The worm spread in instant messages with the text: "LOL LOOK AT HIM" and included a Web link to a file called "picture.pif." If that file was downloaded and opened, the worm would send itself to all contacts on the victim's AIM Buddy List, according to representatives from IM security companies Facetime and IMlogic.
With earlier, similar worms, downloading and opening a file would also install a backdoor or other malicious code on the victim's PC, said Jonathan Christensen, chief technology officer at Facetime. It's not yet known if this latest worm does that. Both IMlogic and Facetime were investigating the picture.pif file Wednesday afternoon.
The worm first appeared around 12 p.m. PDT and appears to have spread quickly until about 1:30 p.m., Christensen said. At that time, AOL likely put a filter on its AIM service, blocking the worm's spread, he said. Also, not much later, the malicious code was removed from the Web.
"We are either currently blocking it, or we will be in the very near future," said Andrew Weinstein, an AOL spokesman.
Facetime and IMlogic received several inquiries on the worm, signaling that it was widespread.
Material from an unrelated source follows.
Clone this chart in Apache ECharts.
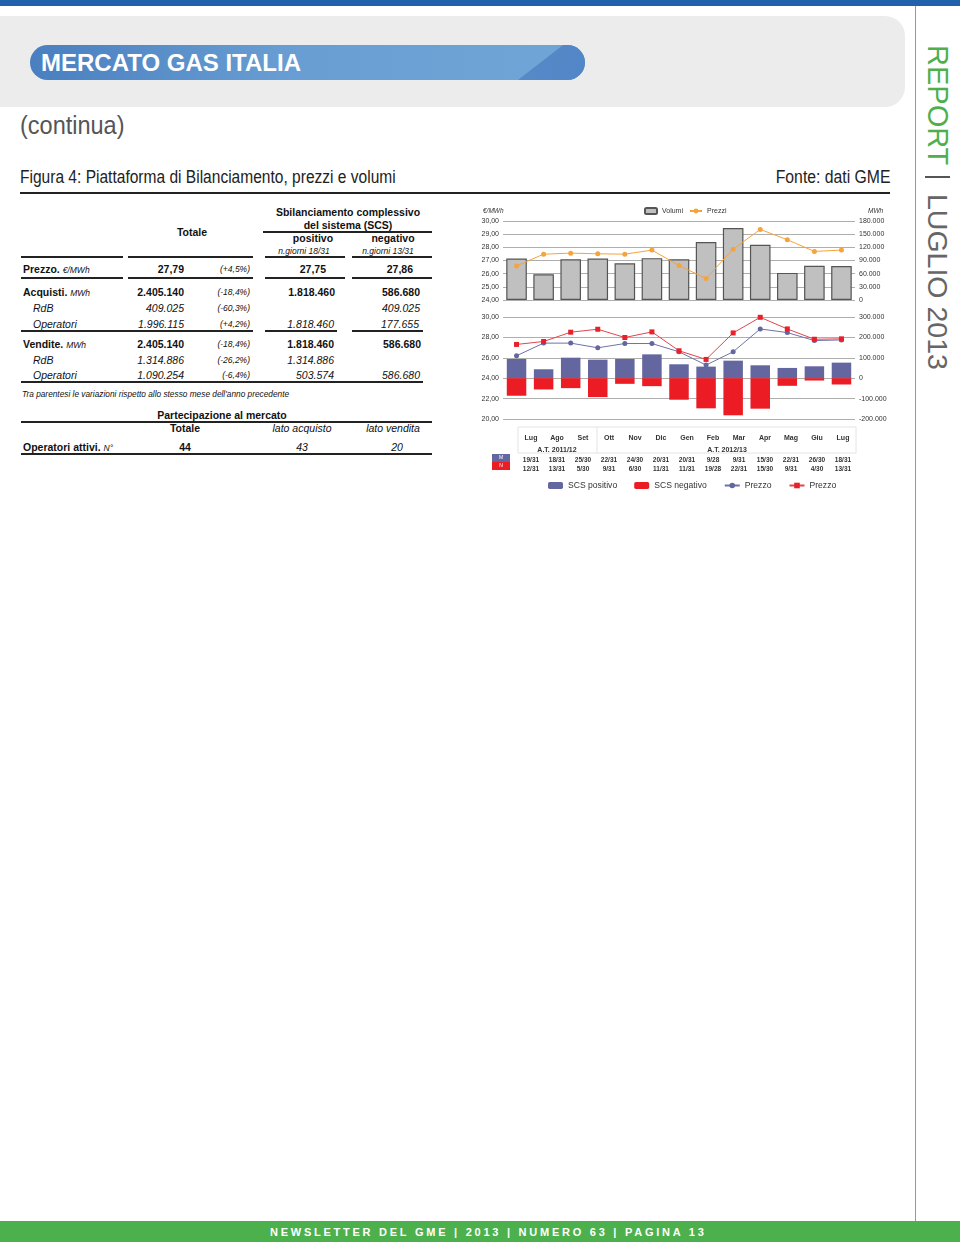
<!DOCTYPE html>
<html><head><meta charset="utf-8">
<script src="https://cdn.jsdelivr.net/npm/echarts@6/dist/echarts.min.js"></script>
<style>
html,body{margin:0;padding:0;background:#fff;}
body{width:960px;height:1242px;position:relative;overflow:hidden;font-family:"Liberation Sans",Arial,sans-serif;color:#111;}
.a{position:absolute;white-space:nowrap;}
.ln{position:absolute;background:#222;height:1.5px;}
.u{font-weight:normal;font-style:italic;font-size:8.5px;}
.nar{transform-origin:0 50%;}
</style></head><body>
<div class="a" style="left:0;top:0;width:960px;height:6px;background:#1f62ab;"></div>
<div class="a" style="left:0;top:16px;width:905px;height:91px;background:#ececec;border-radius:0 20px 20px 0;"></div>
<div class="a" style="left:915px;top:6px;width:1px;height:1215px;background:#8a9aa8;"></div>
<div class="a" style="left:30px;top:45px;width:555px;height:35px;border-radius:18px;overflow:hidden;background:linear-gradient(90deg,#4a7fc0 0%,#679dd2 45%,#6fa4d6 90%);">
  <div style="position:absolute;left:0;top:0;width:555px;height:35px;background:linear-gradient(90deg,#6a9fd4,#5286c6);clip-path:polygon(488px 35px,533px 0,555px 0,555px 35px);"></div>
</div>
<div class="a" style="left:41px;top:49px;font-size:24px;line-height:28px;font-weight:bold;color:#fff;">MERCATO GAS ITALIA</div>
<div class="a nar" style="left:20px;top:110px;font-size:25px;line-height:30px;color:#555;transform:scaleX(0.94);">(continua)</div>
<div class="a nar" style="left:20px;top:167px;font-size:17.5px;line-height:21px;color:#222;transform:scaleX(0.888);">Figura 4: Piattaforma di Bilanciamento, prezzi e volumi</div>
<div class="a" style="right:70px;top:167px;font-size:17.5px;line-height:21px;color:#222;transform:scaleX(0.9);transform-origin:100% 50%;">Fonte: dati GME</div>
<div class="a" style="left:20px;top:192px;width:870px;height:2px;background:#222;"></div>
<div class="a" style="left:922px;top:45px;writing-mode:vertical-rl;font-size:29px;line-height:32px;color:#4db04d;">REPORT</div>
<div class="a" style="left:925px;top:176px;width:25px;height:2px;background:#555;"></div>
<div class="a" style="left:922px;top:194px;writing-mode:vertical-rl;font-size:28.5px;line-height:32px;color:#666;">LUGLIO 2013</div>
<div class="a" style="left:0;top:1221px;width:960px;height:21px;background:#4cb04c;"></div>
<div class="a" style="left:270px;top:1226px;font-size:11px;line-height:13px;font-weight:bold;color:#fff;letter-spacing:2.75px;">NEWSLETTER DEL GME | 2013 | NUMERO 63 | PAGINA 13</div>
<div id="tbl"></div>
<div id="chart" style="position:absolute;left:475px;top:200px;width:420px;height:300px;"></div>
<script>
// ---- chart data ----
const months = ['Lug','Ago','Set','Ott','Nov','Dic','Gen','Feb','Mar','Apr','Mag','Giu','Lug'];
const volumi = [94600, 58700, 93000, 94600, 83900, 95300, 93000, 132000, 164000, 125800, 61800, 77800, 77600];
const prezzi = [26.59, 27.48, 27.56, 27.51, 27.48, 27.79, 26.62, 25.63, 27.86, 29.36, 28.58, 27.69, 27.79];
const scsPositivo = [94200, 43800, 100600, 90900, 94200, 116900, 68200, 56800, 86000, 63300, 50300, 58400, 76300];
const scsNegativo = [-86000, -55200, -48700, -92500, -27600, -39000, -105500, -147700, -181800, -149400, -37300, -11400, -30800];
const prezzoPositivo = [26.20, 27.44, 27.44, 26.98, 27.40, 27.40, 26.59, 25.29, 26.59, 28.83, 28.47, 27.69, 27.75];
const prezzoNegativo = [27.31, 27.60, 28.51, 28.80, 27.99, 28.54, 26.69, 25.84, 28.44, 29.97, 28.83, 27.82, 27.86];
const giorniPositivo = ['19/31','18/31','25/30','22/31','24/30','20/31','20/31','9/28','9/31','15/30','22/31','26/30','18/31'];
const giorniNegativo = ['12/31','13/31','5/30','9/31','6/30','11/31','11/31','19/28','22/31','15/30','9/31','4/30','13/31'];

// ---- table (HTML text) ----
const tbl = document.getElementById('tbl');
function T(x, y, txt, o) {
  o = o || {};
  const fs = o.fs || 10.5;
  const d = document.createElement('div');
  d.className = 'a';
  d.innerHTML = txt;
  d.style.fontSize = fs + 'px';
  d.style.lineHeight = Math.round(fs * 1.2) + 'px';
  d.style.top = (y - fs * 0.6) + 'px';
  d.style.left = x + 'px';
  if (o.b) d.style.fontWeight = 'bold';
  if (o.i) d.style.fontStyle = 'italic';
  if (o.al === 'r') d.style.transform = 'translateX(-100%)';
  if (o.al === 'c') d.style.transform = 'translateX(-50%)';
  tbl.appendChild(d);
}
function L(x1, x2, y) {
  const d = document.createElement('div');
  d.className = 'ln';
  d.style.left = x1 + 'px'; d.style.width = (x2 - x1) + 'px'; d.style.top = y + 'px';
  tbl.appendChild(d);
}
T(192, 232, 'Totale', {b:1, al:'c'});
T(348, 212, 'Sbilanciamento complessivo', {b:1, al:'c'});
T(348, 225, 'del sistema (SCS)', {b:1, al:'c'});
L(263, 432, 231);
T(313, 238, 'positivo', {b:1, al:'c'});
T(393, 238, 'negativo', {b:1, al:'c'});
T(304, 251, 'n.giorni 18/31', {i:1, fs:8.5, al:'c'});
T(388, 251, 'n.giorni 13/31', {i:1, fs:8.5, al:'c'});
[[21,123],[128,253],[265,345],[352,432]].forEach(s => { L(s[0], s[1], 256); L(s[0], s[1], 277); });
T(23, 269, 'Prezzo. <span class="u">€/MWh</span>', {b:1});
T(184, 269, '27,79', {b:1, al:'r'});
T(250, 269, '(+4,5%)', {i:1, fs:8.5, al:'r'});
T(326, 269, '27,75', {b:1, al:'r'});
T(413, 269, '27,86', {b:1, al:'r'});

T(23, 292, 'Acquisti. <span class="u">MWh</span>', {b:1});
T(184, 292, '2.405.140', {b:1, al:'r'});
T(250, 292, '(-18,4%)', {i:1, fs:8.5, al:'r'});
T(335, 292, '1.818.460', {b:1, al:'r'});
T(420, 292, '586.680', {b:1, al:'r'});
T(33, 308, 'RdB', {i:1});
T(184, 308, '409.025', {i:1, al:'r'});
T(250, 308, '(-60,3%)', {i:1, fs:8.5, al:'r'});
T(420, 308, '409.025', {i:1, al:'r'});
T(33, 324, 'Operatori', {i:1});
T(184, 324, '1.996.115', {i:1, al:'r'});
T(250, 324, '(+4,2%)', {i:1, fs:8.5, al:'r'});
T(334, 324, '1.818.460', {i:1, al:'r'});
T(419, 324, '177.655', {i:1, al:'r'});
L(21, 253, 330); L(265, 337, 330); L(352, 423, 330);

T(23, 344, 'Vendite. <span class="u">MWh</span>', {b:1});
T(184, 344, '2.405.140', {b:1, al:'r'});
T(250, 344, '(-18,4%)', {i:1, fs:8.5, al:'r'});
T(334, 344, '1.818.460', {b:1, al:'r'});
T(421, 344, '586.680', {b:1, al:'r'});
T(33, 360, 'RdB', {i:1});
T(184, 360, '1.314.886', {i:1, al:'r'});
T(250, 360, '(-26,2%)', {i:1, fs:8.5, al:'r'});
T(334, 360, '1.314.886', {i:1, al:'r'});
T(33, 375, 'Operatori', {i:1});
T(184, 375, '1.090.254', {i:1, al:'r'});
T(250, 375, '(-6,4%)', {i:1, fs:8.5, al:'r'});
T(334, 375, '503.574', {i:1, al:'r'});
T(420, 375, '586.680', {i:1, al:'r'});
L(21, 423, 381);
T(22, 394, "Tra parentesi le variazioni rispetto allo stesso mese dell'anno precedente", {i:1, fs:8.3});

T(222, 415, 'Partecipazione al mercato', {b:1, al:'c'});
L(21, 432, 421);
T(185, 428, 'Totale', {b:1, al:'c'});
T(302, 428, 'lato acquisto', {i:1, al:'c'});
T(393, 428, 'lato vendita', {i:1, al:'c'});
T(23, 447, 'Operatori attivi. <span class="u">N°</span>', {b:1});
T(185, 447, '44', {b:1, al:'c'});
T(302, 447, '43', {i:1, al:'c'});
T(397, 447, '20', {i:1, al:'c'});
L(21, 432, 453);

// ---- chart ----
const fmtEur = v => v.toFixed(2).replace('.', ',');
const fmtMwh = v => (v < 0 ? '-' : '') + String(Math.abs(v)).replace(/\B(?=(\d{3})+(?!\d))/g, '.');
const lab = {fontSize: 7, color: '#333', fontFamily: 'Liberation Sans'};
const split = {show: true, lineStyle: {color: '#aeaeae', width: 1.2}};
const hid = {show: false};

const chart = echarts.init(document.getElementById('chart'), null, {renderer: 'canvas'});
chart.setOption({
  animation: false,
  textStyle: {fontFamily: 'Liberation Sans'},
  grid: [
    {left: 28, width: 352, top: 21, height: 79},
    {left: 28, width: 352, top: 117, height: 102},
    {left: 43, width: 338, top: 227, height: 1}
  ],
  legend: [
    {left: 169, top: 7, padding: 0, itemWidth: 12, itemHeight: 6, itemGap: 6,
     textStyle: {fontSize: 7, color: '#333'}, data: ['Volumi', 'Prezzi']},
    {left: 73, top: 281, padding: 0, itemWidth: 15, itemHeight: 7, itemGap: 17,
     textStyle: {fontSize: 8.6, color: '#333'},
     formatter: n => n.trim(),
     data: ['SCS positivo', 'SCS negativo', 'Prezzo', 'Prezzo ']}
  ],
  xAxis: [
    {type: 'category', gridIndex: 0, data: months, axisLine: hid, axisTick: hid, axisLabel: hid},
    {type: 'category', gridIndex: 1, data: months, axisLine: hid, axisTick: hid, axisLabel: hid},
    {type: 'category', gridIndex: 2, data: months, position: 'bottom', axisLine: hid, axisTick: hid,
     axisLabel: {interval: 0, margin: 7, fontSize: 7, fontWeight: 'bold', color: '#333'}},
    {type: 'category', gridIndex: 2, data: giorniPositivo, position: 'bottom', offset: 29, axisLine: hid, axisTick: hid,
     axisLabel: {interval: 0, margin: 0, fontSize: 6.5, fontWeight: 'bold', color: '#333'}},
    {type: 'category', gridIndex: 2, data: giorniNegativo, position: 'bottom', offset: 38, axisLine: hid, axisTick: hid,
     axisLabel: {interval: 0, margin: 0, fontSize: 6.5, fontWeight: 'bold', color: '#333'}}
  ],
  yAxis: [
    {type: 'value', gridIndex: 0, min: 24, max: 30, interval: 1, axisLine: hid, axisTick: hid,
     axisLabel: Object.assign({margin: 4, formatter: fmtEur}, lab), splitLine: split},
    {type: 'value', gridIndex: 0, min: 0, max: 180000, interval: 30000, position: 'right', axisLine: hid, axisTick: hid,
     axisLabel: Object.assign({margin: 4, formatter: fmtMwh}, lab), splitLine: hid},
    {type: 'value', gridIndex: 1, min: 20, max: 30, interval: 2, axisLine: hid, axisTick: hid,
     axisLabel: Object.assign({margin: 4, formatter: fmtEur}, lab), splitLine: split},
    {type: 'value', gridIndex: 1, min: -200000, max: 300000, interval: 100000, position: 'right', axisLine: hid, axisTick: hid,
     axisLabel: Object.assign({margin: 4, formatter: fmtMwh}, lab), splitLine: hid},
    {type: 'value', gridIndex: 2, show: false, min: 0, max: 1}
  ],
  series: [
    {name: 'Volumi', type: 'bar', xAxisIndex: 0, yAxisIndex: 1, data: volumi, barWidth: '76%',
     itemStyle: {color: '#c0c0c0', borderColor: '#555', borderWidth: 1.2}},
    {name: 'Prezzi', type: 'line', xAxisIndex: 0, yAxisIndex: 0, data: prezzi, symbol: 'circle', symbolSize: 5,
     lineStyle: {color: '#f4a43c', width: 1}, itemStyle: {color: '#f4a43c'}},
    {name: 'SCS positivo', type: 'bar', stack: 'scs', xAxisIndex: 1, yAxisIndex: 3, data: scsPositivo, barWidth: '72%',
     itemStyle: {color: '#6466a0'}},
    {name: 'SCS negativo', type: 'bar', stack: 'scs', xAxisIndex: 1, yAxisIndex: 3, data: scsNegativo, barWidth: '72%',
     itemStyle: {color: '#ec1c24'}},
    {name: 'Prezzo', type: 'line', xAxisIndex: 1, yAxisIndex: 2, data: prezzoPositivo, symbol: 'circle', symbolSize: 5,
     lineStyle: {color: '#6e72a8', width: 1}, itemStyle: {color: '#6466a0'}},
    {name: 'Prezzo ', type: 'line', xAxisIndex: 1, yAxisIndex: 2, data: prezzoNegativo, symbol: 'rect', symbolSize: 5,
     lineStyle: {color: '#e0454c', width: 1}, itemStyle: {color: '#e8202a'}}
  ],
  graphic: [
    {type: 'text', left: 8, top: 8, style: {text: '€/MWh', fontSize: 6.5, fontStyle: 'italic', fill: '#333'}},
    {type: 'text', left: 393, top: 8, style: {text: 'MWh', fontSize: 6.5, fontStyle: 'italic', fill: '#333'}},
    {type: 'rect', shape: {x: 43, y: 227, width: 338, height: 26}, style: {fill: 'none', stroke: '#e4e4e4', lineWidth: 1}, silent: true},
    {type: 'line', shape: {x1: 122, y1: 227, x2: 122, y2: 253}, style: {stroke: '#e4e4e4', lineWidth: 1}},
    {type: 'text', x: 82, y: 250, style: {text: 'A.T. 2011/12', fontSize: 7, fontWeight: 'bold', fill: '#333', align: 'center', verticalAlign: 'middle'}},
    {type: 'text', x: 252, y: 250, style: {text: 'A.T. 2012/13', fontSize: 7, fontWeight: 'bold', fill: '#333', align: 'center', verticalAlign: 'middle'}},
    {type: 'rect', shape: {x: 17, y: 254, width: 18, height: 8}, style: {fill: '#6466a0'}},
    {type: 'rect', shape: {x: 17, y: 262, width: 18, height: 8}, style: {fill: '#ec1c24'}},
    {type: 'text', x: 26, y: 258, style: {text: 'M', fontSize: 5, fill: '#fff', align: 'center', verticalAlign: 'middle'}},
    {type: 'text', x: 26, y: 266, style: {text: 'N', fontSize: 5, fill: '#fff', align: 'center', verticalAlign: 'middle'}}
  ]
});
</script>
</body></html>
The worm hit employees at Hewlett-Packard and prompted tech support at the Palo Alto, Calif., technology giant to send out an alert to employees.
IMlogic has identified the worm as a variant of the Opanki worm, which first surfaced last month. The new variant has been rated a "medium" risk.
The worm is the latest in anof cyberthreats that use instant messaging to attack Internet users. Just as with attachments and links in e-mail, instant message users should be careful when clicking on links that arrive in instant messages--even messages from people they know, experts have warned.